According to MoJo's David Corn, fact-checking as a separate entity emerged in response to the press accepting the G.W. Bush administration's claim that Iraq had weapons of mass destruction. The assertion, of course, proved to be false and some members of the media subsequently looked for ways of vetting information before they published/distributed it. Corn makes the point that in the Twitter age we can't rely on individual newspaper journalists to delve into the veracity of the issues they write about because they are "overwhelmed" by constantly emerging stories. Fact-checkers might seem a good solution.
But Kevin Drum tells us that it's not as simple as that. He states that "Politicians try to mislead voters all the time," but not usually by "flat-out lying." He suggests a formula for assessing a speaker's intent to mislead. I like Drum's idea, but I'm afraid it may be too nebulous to provide much help to truth-seekers.

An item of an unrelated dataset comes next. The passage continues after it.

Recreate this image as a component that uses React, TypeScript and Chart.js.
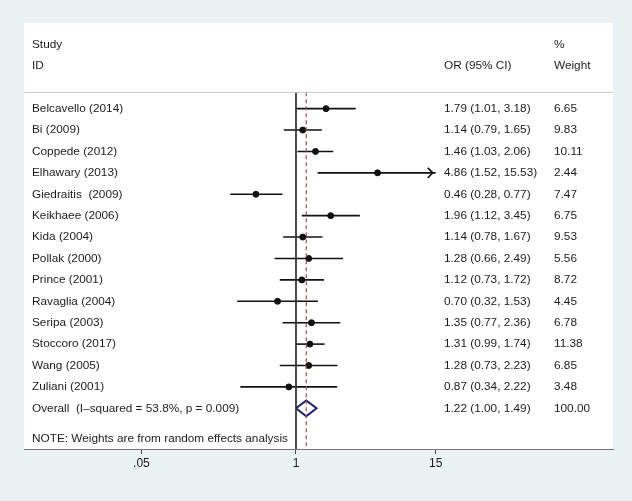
import React, { useEffect, useRef } from "react";
import { Chart, registerables } from "chart.js";
Chart.register(...registerables);

const studies = [
  "Belcavello (2014)",
  "Bi (2009)",
  "Coppede (2012)",
  "Elhawary (2013)",
  "Giedraitis  (2009)",
  "Keikhaee (2006)",
  "Kida (2004)",
  "Pollak (2000)",
  "Prince (2001)",
  "Ravaglia (2004)",
  "Seripa (2003)",
  "Stoccoro (2017)",
  "Wang (2005)",
  "Zuliani (2001)",
];
const orValues = [1.79, 1.14, 1.46, 4.86, 0.46, 1.96, 1.14, 1.28, 1.12, 0.7, 1.35, 1.31, 1.28, 0.87];
const lowerCI = [1.01, 0.79, 1.03, 1.52, 0.28, 1.12, 0.78, 0.66, 0.73, 0.32, 0.77, 0.99, 0.73, 0.34];
const upperCI = [3.18, 1.65, 2.06, 15.53, 0.77, 3.45, 1.67, 2.49, 1.72, 1.53, 2.36, 1.74, 2.23, 2.22];
const weights = [6.65, 9.83, 10.11, 2.44, 7.47, 6.75, 9.53, 5.56, 8.72, 4.45, 6.78, 11.38, 6.85, 3.48];
const overallLabel = "Overall  (I\u2013squared = 53.8%, p = 0.009)";
const overallOR = 1.22;
const overallLower = 1.0;
const overallUpper = 1.49;
const overallWeight = 100.0;
const noteText = "NOTE: Weights are from random effects analysis";
const tickValues = [0.05, 1, 15];
const tickLabels = [".05", "1", "15"];

const FONT = "'Liberation Sans', Arial, Helvetica, sans-serif";
const TEXT = "#1c1c1c";
const FSIZE = 11.8;

export default function App() {
  const ref = useRef<HTMLCanvasElement | null>(null);

  useEffect(() => {
    document.body.style.margin = "0";
    const canvas = ref.current;
    if (!canvas) return;
    const axisMax = tickValues[tickValues.length - 1];
    const n = studies.length;
    const overallRow = n;
    const headerTop = -3;
    const sepRow = -0.76;
    const bottomRow = 15.9;

    const ciSets = studies.map((_, i) => ({
      type: "line" as const,
      data: [
        { x: lowerCI[i], y: i },
        { x: Math.min(upperCI[i], axisMax), y: i },
      ],
      borderColor: "#111",
      borderWidth: 1.6,
      pointRadius: 0,
      showLine: true,
    }));

    const forestPlugin = {
      id: "forest",
      beforeDraw(chart: any) {
        const { ctx, chartArea: a, width, height } = chart;
        ctx.save();
        ctx.fillStyle = "#eaf2f4";
        ctx.fillRect(0, 0, width, height);
        ctx.fillStyle = "#ffffff";
        ctx.fillRect(a.left, a.top, a.right - a.left, a.bottom - a.top);
        ctx.restore();
      },
      afterDatasetsDraw(chart: any) {
        const { ctx, chartArea: a } = chart;
        const xs = chart.scales.x;
        const ys = chart.scales.y;
        const colStudy = a.left + 8;
        const colOR = a.left + 420;
        const colW = a.left + 530;
        ctx.save();
        ctx.fillStyle = TEXT;
        ctx.font = `${FSIZE}px ${FONT}`;
        ctx.textBaseline = "middle";
        ctx.textAlign = "left";
        // headers
        ctx.fillText("Study", colStudy, ys.getPixelForValue(headerTop));
        ctx.fillText("ID", colStudy, ys.getPixelForValue(headerTop + 1));
        ctx.fillText("OR (95% CI)", colOR, ys.getPixelForValue(headerTop + 1));
        ctx.fillText("%", colW, ys.getPixelForValue(headerTop));
        ctx.fillText("Weight", colW, ys.getPixelForValue(headerTop + 1));
        studies.forEach((s, i) => {
          const y = ys.getPixelForValue(i);
          ctx.fillText(s, colStudy, y);
          ctx.fillText(
            `${orValues[i].toFixed(2)} (${lowerCI[i].toFixed(2)}, ${upperCI[i].toFixed(2)})`,
            colOR,
            y
          );
          ctx.fillText(weights[i].toFixed(2), colW, y);
        });
        const yo = ys.getPixelForValue(overallRow);
        ctx.fillText(overallLabel, colStudy, yo);
        ctx.fillText(
          `${overallOR.toFixed(2)} (${overallLower.toFixed(2)}, ${overallUpper.toFixed(2)})`,
          colOR,
          yo
        );
        ctx.fillText(overallWeight.toFixed(2), colW, yo);
        ctx.fillText(noteText, colStudy, ys.getPixelForValue(overallRow + 1.4));

        // arrows for clipped CIs
        ctx.strokeStyle = "#111";
        ctx.lineWidth = 1.6;
        studies.forEach((_, i) => {
          if (upperCI[i] > axisMax) {
            const tx = xs.getPixelForValue(axisMax) - 3;
            const ty = ys.getPixelForValue(i);
            ctx.beginPath();
            ctx.moveTo(tx - 5, ty - 5);
            ctx.lineTo(tx, ty);
            ctx.lineTo(tx - 5, ty + 5);
            ctx.stroke();
          }
        });
        ctx.restore();
      },
    };

    const chart = new Chart(canvas, {
      type: "scatter",
      data: {
        datasets: [
          {
            type: "line",
            data: [
              { x: 0.0001, y: sepRow },
              { x: 100000, y: sepRow },
            ],
            borderColor: "#c9c9c9",
            borderWidth: 1,
            pointRadius: 0,
          },
          {
            type: "line",
            data: [
              { x: 1, y: sepRow },
              { x: 1, y: bottomRow },
            ],
            borderColor: "#333",
            borderWidth: 1,
            pointRadius: 0,
          },
          {
            type: "line",
            data: [
              { x: overallOR, y: sepRow },
              { x: overallOR, y: bottomRow },
            ],
            borderColor: "#9a4d52",
            borderWidth: 1.2,
            borderDash: [4, 3],
            pointRadius: 0,
          },
          ...ciSets,
          {
            type: "scatter",
            data: orValues.map((v, i) => ({ x: v, y: i })),
            backgroundColor: "#111",
            borderColor: "#111",
            pointRadius: 3,
          },
          {
            type: "line",
            data: [
              { x: overallLower, y: overallRow },
              { x: overallOR, y: overallRow - 0.37 },
              { x: overallUpper, y: overallRow },
              { x: overallOR, y: overallRow + 0.37 },
              { x: overallLower, y: overallRow },
            ],
            borderColor: "#1c1c6e",
            borderWidth: 2,
            pointRadius: 0,
            fill: false,
          },
        ] as any,
      },
      options: {
        animation: false,
        responsive: false,
        devicePixelRatio: 1,
        layout: { padding: { left: 24, right: 19, top: 23, bottom: 22 } },
        plugins: { legend: { display: false }, tooltip: { enabled: false } },
        scales: {
          x: {
            type: "logarithmic",
            min: 0.00514,
            max: 465.6,
            afterBuildTicks: (s: any) => {
              s.ticks = tickValues.map((v) => ({ value: v }));
            },
            afterFit: (s: any) => {
              s.height = 30;
            },
            ticks: {
              autoSkip: false,
              maxRotation: 0,
              padding: 2,
              color: TEXT,
              font: { size: 12, family: FONT },
              callback: (v: any) => {
                const idx = tickValues.findIndex((t) => Math.abs(t - Number(v)) < 1e-9);
                return idx >= 0 ? tickLabels[idx] : "";
              },
            },
            grid: {
              drawOnChartArea: false,
              drawTicks: true,
              tickLength: 5,
              color: "#444",
            },
            border: { display: true, color: "#777", width: 1 },
          },
          y: {
            type: "linear",
            min: -4,
            max: bottomRow,
            reverse: true,
            display: false,
          },
        },
      },
      plugins: [forestPlugin],
    });
    return () => chart.destroy();
  }, []);

  return (
    <div style={{ width: 632, height: 501 }}>
      <canvas ref={ref} width={632} height={501} style={{ display: "block" }} />
    </div>
  );
}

Rush Limbaugh and others believe that bias exists in the fact-checking realm. Limbaugh claims that the "drive-by media" used "bogus fact-checkers" employing "misleading data" in an attempt to prove that Vice Presidential candidate Paul Ryan was lying in his speech to the RNC. The implications of this cannot be underestimated. If politicians and influential political observers are successful in casting aspersions on the trustworthiness of fact-checkers, the American public will discount the information coming from the "verification industry." Candidates' claims will go unexamined and, as Corn points out, such a scenario will most benefit "those politicians who lie with the greatest abandon."

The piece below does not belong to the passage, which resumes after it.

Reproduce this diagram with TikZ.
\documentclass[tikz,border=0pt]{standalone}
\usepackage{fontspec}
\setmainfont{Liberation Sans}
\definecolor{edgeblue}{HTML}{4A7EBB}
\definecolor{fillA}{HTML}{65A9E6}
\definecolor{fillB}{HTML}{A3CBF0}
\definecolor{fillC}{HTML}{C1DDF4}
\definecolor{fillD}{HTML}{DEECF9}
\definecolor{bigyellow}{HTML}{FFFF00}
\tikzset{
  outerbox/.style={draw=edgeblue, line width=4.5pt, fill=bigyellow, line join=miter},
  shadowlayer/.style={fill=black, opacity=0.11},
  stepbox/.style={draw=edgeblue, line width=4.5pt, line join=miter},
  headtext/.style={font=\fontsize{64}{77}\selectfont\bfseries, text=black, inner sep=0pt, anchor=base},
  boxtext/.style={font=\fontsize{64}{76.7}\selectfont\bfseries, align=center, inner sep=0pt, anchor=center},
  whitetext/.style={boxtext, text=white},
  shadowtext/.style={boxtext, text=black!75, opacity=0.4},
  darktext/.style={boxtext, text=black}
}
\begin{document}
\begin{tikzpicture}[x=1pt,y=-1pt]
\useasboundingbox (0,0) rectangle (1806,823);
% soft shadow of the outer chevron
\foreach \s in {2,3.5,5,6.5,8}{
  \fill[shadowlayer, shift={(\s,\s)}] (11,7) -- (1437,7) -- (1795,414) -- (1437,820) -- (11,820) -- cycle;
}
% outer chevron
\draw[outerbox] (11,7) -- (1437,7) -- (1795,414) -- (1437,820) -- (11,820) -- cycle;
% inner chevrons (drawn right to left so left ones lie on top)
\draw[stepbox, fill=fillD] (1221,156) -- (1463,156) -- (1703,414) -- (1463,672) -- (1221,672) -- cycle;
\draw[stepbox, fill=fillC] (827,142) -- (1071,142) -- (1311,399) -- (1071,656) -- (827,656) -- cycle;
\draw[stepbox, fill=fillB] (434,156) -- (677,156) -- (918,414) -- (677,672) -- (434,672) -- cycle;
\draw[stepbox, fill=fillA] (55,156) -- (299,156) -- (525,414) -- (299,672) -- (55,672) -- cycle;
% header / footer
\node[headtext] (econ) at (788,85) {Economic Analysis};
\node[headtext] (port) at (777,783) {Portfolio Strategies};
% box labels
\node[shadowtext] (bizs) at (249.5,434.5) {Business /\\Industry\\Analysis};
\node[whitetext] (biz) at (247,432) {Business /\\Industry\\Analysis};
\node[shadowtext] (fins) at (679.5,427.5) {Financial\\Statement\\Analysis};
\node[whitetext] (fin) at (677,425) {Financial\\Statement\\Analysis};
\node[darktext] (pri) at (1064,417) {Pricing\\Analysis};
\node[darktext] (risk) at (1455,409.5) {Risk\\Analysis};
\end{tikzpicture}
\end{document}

Kathleen, your prediction that the whole enterprise of fact-checking will ultimately come to be viewed as simply another form of 'spin-doctoring' is probably accurate. The important question is whether we trust candidate X to be straight with us when candor is needed. And, ultimately, there is no fact checker who can tell us that...it's a matter of "smell test," and the Founders' faith in the wisdom of common men and women.